▸ **DATA SHOWN**:

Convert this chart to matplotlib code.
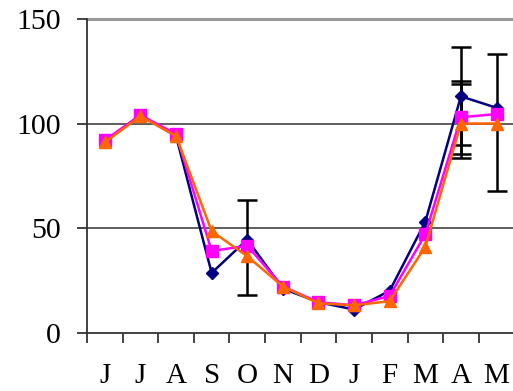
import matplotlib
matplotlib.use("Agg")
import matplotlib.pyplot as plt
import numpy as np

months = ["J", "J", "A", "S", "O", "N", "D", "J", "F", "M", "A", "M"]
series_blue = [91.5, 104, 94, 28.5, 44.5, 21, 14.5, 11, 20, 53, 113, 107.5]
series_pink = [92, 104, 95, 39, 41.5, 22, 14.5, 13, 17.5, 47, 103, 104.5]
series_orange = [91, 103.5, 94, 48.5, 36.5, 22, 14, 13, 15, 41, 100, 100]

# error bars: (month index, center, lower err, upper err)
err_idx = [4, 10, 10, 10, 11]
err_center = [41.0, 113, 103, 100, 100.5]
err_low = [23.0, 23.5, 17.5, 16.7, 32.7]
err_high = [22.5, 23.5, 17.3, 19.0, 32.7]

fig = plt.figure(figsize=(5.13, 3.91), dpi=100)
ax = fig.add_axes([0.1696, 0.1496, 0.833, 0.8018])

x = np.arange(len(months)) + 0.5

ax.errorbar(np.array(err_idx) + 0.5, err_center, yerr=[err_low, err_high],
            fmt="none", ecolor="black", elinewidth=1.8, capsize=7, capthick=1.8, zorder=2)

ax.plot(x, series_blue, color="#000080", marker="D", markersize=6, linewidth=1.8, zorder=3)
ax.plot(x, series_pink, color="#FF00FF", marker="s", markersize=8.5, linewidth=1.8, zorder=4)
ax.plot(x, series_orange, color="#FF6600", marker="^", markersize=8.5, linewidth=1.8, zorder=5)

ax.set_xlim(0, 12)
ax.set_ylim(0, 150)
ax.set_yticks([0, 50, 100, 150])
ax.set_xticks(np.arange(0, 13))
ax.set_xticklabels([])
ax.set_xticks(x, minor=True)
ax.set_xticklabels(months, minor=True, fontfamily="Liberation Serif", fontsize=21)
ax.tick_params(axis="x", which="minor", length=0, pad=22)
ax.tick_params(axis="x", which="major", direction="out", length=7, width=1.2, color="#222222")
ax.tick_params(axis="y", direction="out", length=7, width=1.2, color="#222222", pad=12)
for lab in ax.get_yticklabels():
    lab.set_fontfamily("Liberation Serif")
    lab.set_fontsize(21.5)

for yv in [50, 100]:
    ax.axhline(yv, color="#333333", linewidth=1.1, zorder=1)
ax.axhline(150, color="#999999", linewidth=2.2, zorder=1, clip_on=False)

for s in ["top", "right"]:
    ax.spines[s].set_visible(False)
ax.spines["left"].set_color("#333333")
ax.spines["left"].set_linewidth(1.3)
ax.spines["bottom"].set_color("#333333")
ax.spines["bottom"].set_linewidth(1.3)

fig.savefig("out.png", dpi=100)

▸ **WHAT THE TASK ASKS**: Without including any picture, repeat the data exactly.

▸ **EXERCISE SOLUTION**:
Convert this chart to matplotlib code.
import matplotlib
matplotlib.use("Agg")
import matplotlib.pyplot as plt
import numpy as np

months = ["J", "J", "A", "S", "O", "N", "D", "J", "F", "M", "A", "M"]
series_blue = [91.5, 104, 94, 28.5, 44.5, 21, 14.5, 11, 20, 53, 113, 107.5]
series_pink = [92, 104, 95, 39, 41.5, 22, 14.5, 13, 17.5, 47, 103, 104.5]
series_orange = [91, 103.5, 94, 48.5, 36.5, 22, 14, 13, 15, 41, 100, 100]

# error bars: (month index, center, lower err, upper err)
err_idx = [4, 10, 10, 10, 11]
err_center = [41.0, 113, 103, 100, 100.5]
err_low = [23.0, 23.5, 17.5, 16.7, 32.7]
err_high = [22.5, 23.5, 17.3, 19.0, 32.7]

fig = plt.figure(figsize=(5.13, 3.91), dpi=100)
ax = fig.add_axes([0.1696, 0.1496, 0.833, 0.8018])

x = np.arange(len(months)) + 0.5

ax.errorbar(np.array(err_idx) + 0.5, err_center, yerr=[err_low, err_high],
            fmt="none", ecolor="black", elinewidth=1.8, capsize=7, capthick=1.8, zorder=2)

ax.plot(x, series_blue, color="#000080", marker="D", markersize=6, linewidth=1.8, zorder=3)
ax.plot(x, series_pink, color="#FF00FF", marker="s", markersize=8.5, linewidth=1.8, zorder=4)
ax.plot(x, series_orange, color="#FF6600", marker="^", markersize=8.5, linewidth=1.8, zorder=5)

ax.set_xlim(0, 12)
ax.set_ylim(0, 150)
ax.set_yticks([0, 50, 100, 150])
ax.set_xticks(np.arange(0, 13))
ax.set_xticklabels([])
ax.set_xticks(x, minor=True)
ax.set_xticklabels(months, minor=True, fontfamily="Liberation Serif", fontsize=21)
ax.tick_params(axis="x", which="minor", length=0, pad=22)
ax.tick_params(axis="x", which="major", direction="out", length=7, width=1.2, color="#222222")
ax.tick_params(axis="y", direction="out", length=7, width=1.2, color="#222222", pad=12)
for lab in ax.get_yticklabels():
    lab.set_fontfamily("Liberation Serif")
    lab.set_fontsize(21.5)

for yv in [50, 100]:
    ax.axhline(yv, color="#333333", linewidth=1.1, zorder=1)
ax.axhline(150, color="#999999", linewidth=2.2, zorder=1, clip_on=False)

for s in ["top", "right"]:
    ax.spines[s].set_visible(False)
ax.spines["left"].set_color("#333333")
ax.spines["left"].set_linewidth(1.3)
ax.spines["bottom"].set_color("#333333")
ax.spines["bottom"].set_linewidth(1.3)

fig.savefig("out.png", dpi=100)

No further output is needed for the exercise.